Too bad that it’s also true for the past. It’s always easier to turn back into it. You know what happened in the past. The future feels easier to predict when you retreat into the past, when you re-make the same choices. It’s the easiest maneuver. To pick up the phone and shake someone else’s world, to force them to make the turn with you, to cage them in your old mistakes, to have a partner in your misdeed, to be in command of the situation.
Here we may reign secure, and in my choice
to reign is worth ambition though in Hell:
Better to reign in Hell, than serve in Heaven.

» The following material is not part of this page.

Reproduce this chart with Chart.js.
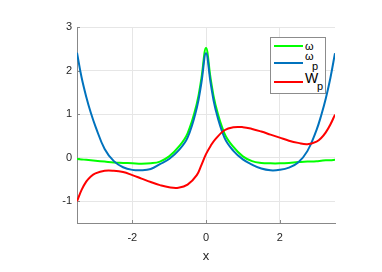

And who knows if it would be Heaven anyway. You might end up serving in Hell.
In the basement
I saw a painting,
lovely, sultry, beautiful
Who held her dolls in her hands
And lived through them.
“Are you bitter, friend?” I asked.
You’re allowed to be bitter, during ashes time. Until the time when you climb the stairs and rejoin the court, when you
…pay the debt I never promised,
By how much better than my word I am,
By so much shall I falsify men’s hopes;
And like bright metal on a sullen ground,
My reformation, glittering o’er my fault,
Shall show more goodly and attract more eyes
Than that which hath no foil to set it off.
That would be the thing to do. The other thing to do, of course, is to stay in the basement, with the past, and all your loves, all your mistakes, clutched to your chest, all your dolls.